Discussion
of the way money is created is endlessly confused and confusing, partly because
of the terminology used, and partly because what is happening is so surreal. This
page attempts to address the problem graphically with reference to the above diagram,
in the hope that visualisation will aid comprehension. I am not an economist,
thank god, but an average intelligent person who has made huge efforts recently
to get my head around the problem.
Start
at the top. There are 2 players, the borrower and the bank (or other lending institution).
The borrower asks for a loan, the bank officer decides the borrower is a safe
bet, and provides the loan.
The key
thing here is that the bank's loan is not drawn from the banks reserves as such.
The relation of the loan to reserves is via a multiplier, called the Fractional
Reserve (FR). With a 10% FR the bank can lend out 90% of what it holds, and
must hold 10% in reserve for reasons of bank security. In fact in the UK this
reserve has been abandoned, leaving prudence (which in the case of Northern Rock
was in short supply) as the only limit to lending.
The
loan creates a credit that appears in the borrower's account, and an equal and
opposite debit that appears in the banks accounts. These values have a dual nature:
to the borrower his loan is both an asset that he can use and also a liability
to be paid off; to the bank it is an asset (in the expectation that it will be
paid off with interest) and also a liability, in that the borrower might default.
The
borrower can now spend her money into general circulation, perhaps buying machinery
to increase the productivity of her business. All the time she works she is paying
off her loan, first the interest, and finally the principal - that is, the sum
she borrowed in the first place. When that happens, the loan (debt on the bank
side) is written off the banks books, so the bank loses the both the liability
(no more risk of default) and the asset (no more interest payments). The banks
loan books have reverted to where they were before, except that the bank's assets
have increased from the interest payments.
Meanwhile,
the man who sold the machinery to the borrower has made a profit, and he may be
able to put some of this in the bank as savings. So from interest repayments and
savings, the bank's assets and reserves increase, leaving the bank in a position
to lend out even more money.
Note that
the bank makes more money from lending than providing a safe deposit for savings.

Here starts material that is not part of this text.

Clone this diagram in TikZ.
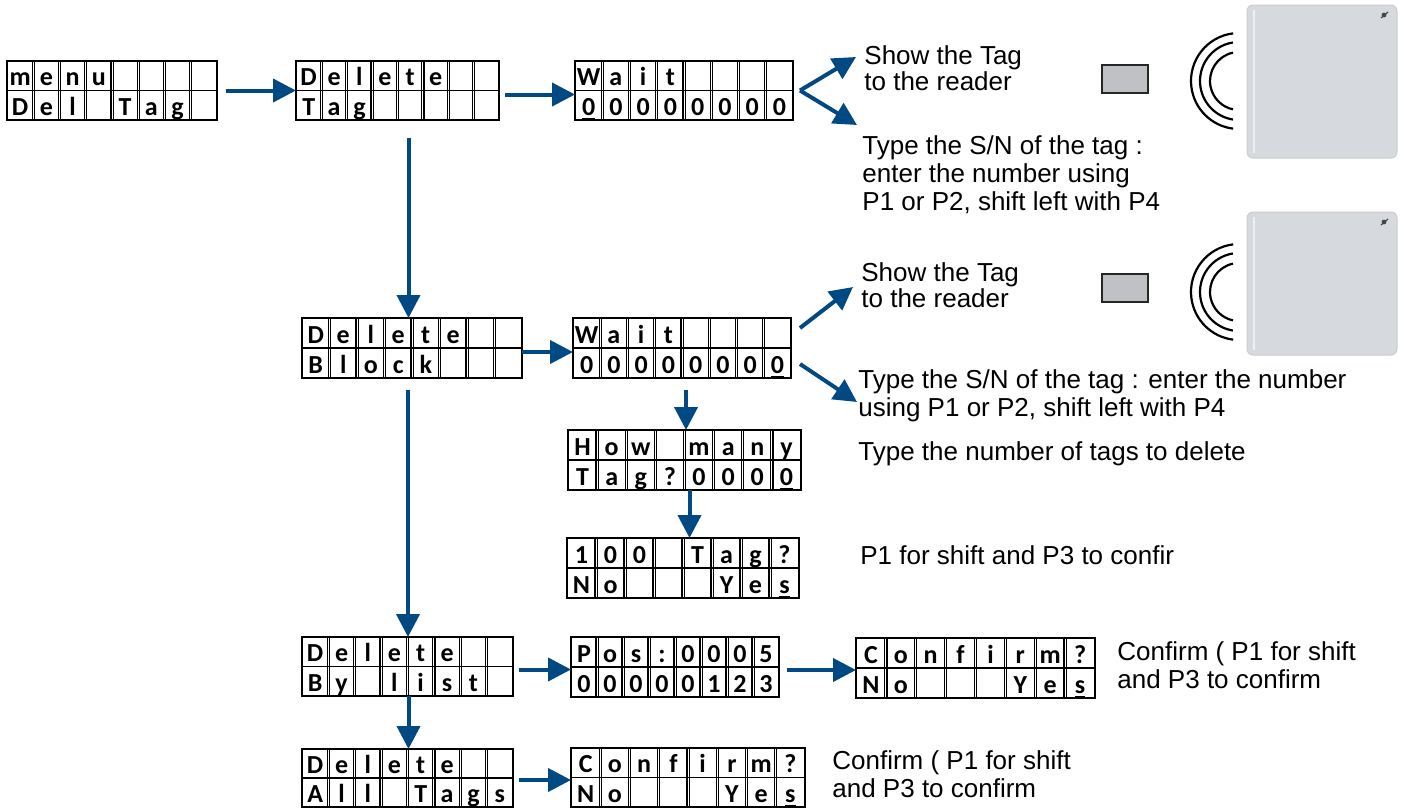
\documentclass[tikz,border=0pt]{standalone}
\usepackage{fontspec}
\setmainfont{Liberation Sans}
\newfontfamily\lcdfont{Carlito}
\usetikzlibrary{arrows.meta,calc}
\definecolor{arrblue}{RGB}{0,73,131}
\definecolor{taggray}{RGB}{192,193,196}
\definecolor{readergray}{RGB}{214,217,221}
\tikzset{
  lcdbox/.style={draw=black, line width=1pt, inner sep=0pt, outer sep=0pt},
  lcdline/.style={draw=black, line width=0.6pt},
  lcdtxt/.style={font=\lcdfont\bfseries\fontsize{13}{13}\selectfont, inner sep=0pt, anchor=base},
  arr/.style={draw=arrblue, line width=2pt, -{Triangle[width=11.5pt,length=11.5pt]}},
  lbl/.style={font=\fontsize{13}{14}\selectfont, align=left, anchor=west, inner sep=0pt},
  lbltight/.style={lbl, font=\fontsize{13}{13}\selectfont},
  tagrect/.style={draw=gray!30!black, fill=taggray, line width=0.6pt},
  reader/.style={draw=gray!40, fill=readergray, line width=0.5pt, rounded corners=3pt},
  wave/.style={draw=black, line width=1.1pt},
}
% #1 name, #2 x0, #3 y0, #4 x1, #5 y1, #6 row1, #7 row2
\newcommand\lcd[7]{%
  \pgfmathsetmacro\lcdw{#4-#2}%
  \pgfmathsetmacro\lcdh{#5-#3}%
  \pgfmathsetmacro\lcdc{\lcdw/8}%
  \pgfmathsetmacro\lcdm{(#3+#5)/2}%
  \node[lcdbox, minimum width=\lcdw*0.5pt, minimum height=\lcdh*0.5pt, anchor=north west] (#1) at (#2,#3) {};
  \draw[lcdline] (#2,\lcdm) -- (#4,\lcdm);
  \foreach \i in {1,...,7}{\draw[lcdline] ({#2+\i*\lcdc-1.1},#3) -- ++(0,\lcdh) ({#2+\i*\lcdc+1.1},#3) -- ++(0,\lcdh);}
  \foreach \ch [count=\i] in {#6}{\node[lcdtxt] at ({#2+(\i-0.5)*\lcdc},\lcdm-5) {\ch};}
  \foreach \ch [count=\i] in {#7}{\node[lcdtxt] at ({#2+(\i-0.5)*\lcdc},#5-5) {\ch};}
}
\newcommand\waves[1]{%
  \draw[wave] ([shift={(97:24pt)}]#1) arc[start angle=97, end angle=263, radius=24pt];
  \draw[wave] ([shift={(99:19.5pt)}]#1) arc[start angle=99, end angle=261, radius=19.5pt];
  \draw[wave] ([shift={(102:14.5pt)}]#1) arc[start angle=102, end angle=258, radius=14.5pt];
}
\newcommand\readerpad[2]{%
  \draw[reader] (1247,#1) rectangle (1397,#2);
  \draw[white!60!readergray, line width=0.8pt] (1254,#1+5) -- (1254,#2-5);
  \draw[gray!55!black, line width=0.6pt] (1381,#1+13) -- (1388,#1+7);
  \fill[gray!55!black] (1384,#1+10) circle (1.2pt);
}
\begin{document}
\begin{tikzpicture}[x=0.5pt,y=-0.5pt]
\useasboundingbox (0,0) rectangle (1404,810);
\fill[white] (0,0) rectangle (1404,810);

\lcd{d1}{7}{61}{217}{120}{m,e,n,u,{},{},{},{}}{D,e,l,{},T,a,g,{}}
\lcd{d2}{296}{61}{499}{120}{D,e,l,e,t,e,{},{}}{T,a,g,{},{},{},{},{}}
\lcd{d3}{575}{61}{793}{120}{W,a,i,t,{},{},{},{}}{\underline{0},0,0,0,0,0,0,0}
\lcd{d4}{302}{318}{522}{378}{D,e,l,e,t,e,{},{}}{B,l,o,c,k,{},{},{}}
\lcd{d5}{573}{318}{791}{378}{W,a,i,t,{},{},{},{}}{0,0,0,0,0,0,0,\underline{0}}
\lcd{d6}{568}{430}{801}{490}{H,o,w,{},m,a,n,y}{T,a,g,?,0,0,0,\underline{0}}
\lcd{d7}{567}{538}{799}{598}{1,0,0,{},T,a,g,?}{N,o,{},{},{},Y,e,\underline{s}}
\lcd{d8}{302}{637}{513}{696}{D,e,l,e,t,e,{},{}}{B,y,{},l,i,s,t,{}}
\lcd{d9}{571}{637}{779}{697}{P,o,s,:,0,0,0,5}{0,0,0,0,0,1,2,3}
\lcd{d10}{856}{638}{1095}{698}{C,o,n,f,i,r,m,?}{N,o,{},{},{},Y,e,\underline{s}}
\lcd{d11}{302}{749}{513}{807}{D,e,l,e,t,e,{},{}}{A,l,l,{},T,a,g,s}
\lcd{d12}{571}{748}{805}{807}{C,o,n,f,i,r,m,?}{N,o,{},{},{},Y,e,\underline{s}}

% labels
\node[lbltight] (l1) at (864,68) {Show the Tag\\to the reader};
\node[lbl] (l2) at (862,175) {Type the S/N of the tag :\\enter the number using\\P1 or P2, shift left with P4};
\node[lbltight] (l3) at (861,285) {Show the Tag\\to the reader};
\node[lbl] (l4) at (858,396) {Type the S/N of the tag : enter the number\\using P1 or P2, shift left with P4};
\node[lbl] (l5) at (858,454) {Type the number of tags to delete};
\node[lbl] (l6) at (860,555) {P1 for shift and P3 to confir};
\node[lbl] (l7) at (1117,665) {Confirm ( P1 for shift\\and P3 to confirm};
\node[lbl] (l8) at (832,774) {Confirm ( P1 for shift\\and P3 to confirm};

% arrow end points
\coordinate (t1) at (856,57);
\coordinate (t2) at (857,125);
\coordinate (t3) at (853,287);
\coordinate (t4) at (857,402);

% connectors
\draw[arr] ([xshift=4.5pt]d1.east) -- (d2.west);
\draw[arr] ([xshift=3pt,yshift=-2pt]d2.east) -- ([yshift=-2pt]d3.west);
\draw[arr] ([xshift=3.5pt]d3.east) -- (t1);
\draw[arr] ([xshift=3.5pt]d3.east) -- (t2);
\draw[arr] ([xshift=5.5pt,yshift=-9pt]d2.south) -- ([xshift=5.5pt]d2.south |- d4.north);
\draw[arr] ([yshift=-2pt]d4.east) -- ([yshift=-2pt]d4.east -| d5.west);
\draw[arr] ([xshift=4.5pt,yshift=10pt]d5.east) -- (t3);
\draw[arr] ([xshift=4.5pt,yshift=-8pt]d5.east) -- (t4);
\draw[arr] ([xshift=2pt,yshift=-6pt]d5.south) -- ([xshift=2pt]d5.south |- d6.north);
\draw[arr] ([xshift=2.5pt]d6.south) -- ([xshift=2.5pt]d6.south |- d7.north);
\draw[arr] ([xshift=-2pt,yshift=-6pt]d4.south) -- ([xshift=-2pt]d4.south |- d8.north);
\draw[arr] ([xshift=0.5pt]d8.south) -- ([xshift=0.5pt]d8.south |- d11.north);
\draw[arr] ([xshift=3pt,yshift=-1.5pt]d8.east) -- ([yshift=-1.5pt]d8.east -| d9.west);
\draw[arr] ([xshift=4pt,yshift=-1.5pt]d9.east) -- ([yshift=-1.5pt]d9.east -| d10.west);
\draw[arr] ([xshift=3pt,yshift=-1pt]d11.east) -- ([yshift=-1pt]d11.east -| d12.west);

% tags, waves and readers
\draw[tagrect] (1102,65) rectangle (1148,93);
\draw[tagrect] (1102,274) rectangle (1148,302);
\coordinate (w1) at (1239,81);
\coordinate (w2) at (1239,292);
\waves{w1}
\waves{w2}
\readerpad{5}{158}
\readerpad{212}{355}
\end{tikzpicture}
\end{document}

It has to pay interest out to the saver (although it uses the increased reserves
from the savings to boost its lending), whereas a borrower pays a higher rate
of interest.
This
analysis predicts that (a) the money supply and (b) the debt in the world economy
will be increasing. The facts
confirm this: the world's money supply is increasing by between 4% for established
economies and 16% for emerging economies.
Debt
is also increasing. All but five
of the world's nations have significant foreign (external) debt. The UK has
debts equivalent to 4 years' worth of GDP. The economist Margit
Kennedy quotes a German study showing that interest on borrowed money represented
around 30-50 percent of the prices of all goods and services, depending on whether
you owned your own house without a mortgage or not, as housing is such a big factor.
This
system is unsustainable and is one of the drivers for economic growth. It has
evolved from a system where the government used to create the money supply (see
this video
to explain the evolution of banking).
The
creation of money by interest bearing loans is one of the factors behind the economic
divergence between rich and poor. The rich have surplus money, so they can lend
it to banks or stock markets, becoming richer (unless the stock markets crash).
The poor have no money, and so have to borrow - if they can - and become poorer
since they have to pay the interest.
There
are alternatives available, in which the Government itself issues money into the
economy by funding beneficial projects (for example, renewable energy generators).
This solution always raises the fear of hyperinflation, but this does not have
to be the case if the government is careful not to inject too much money.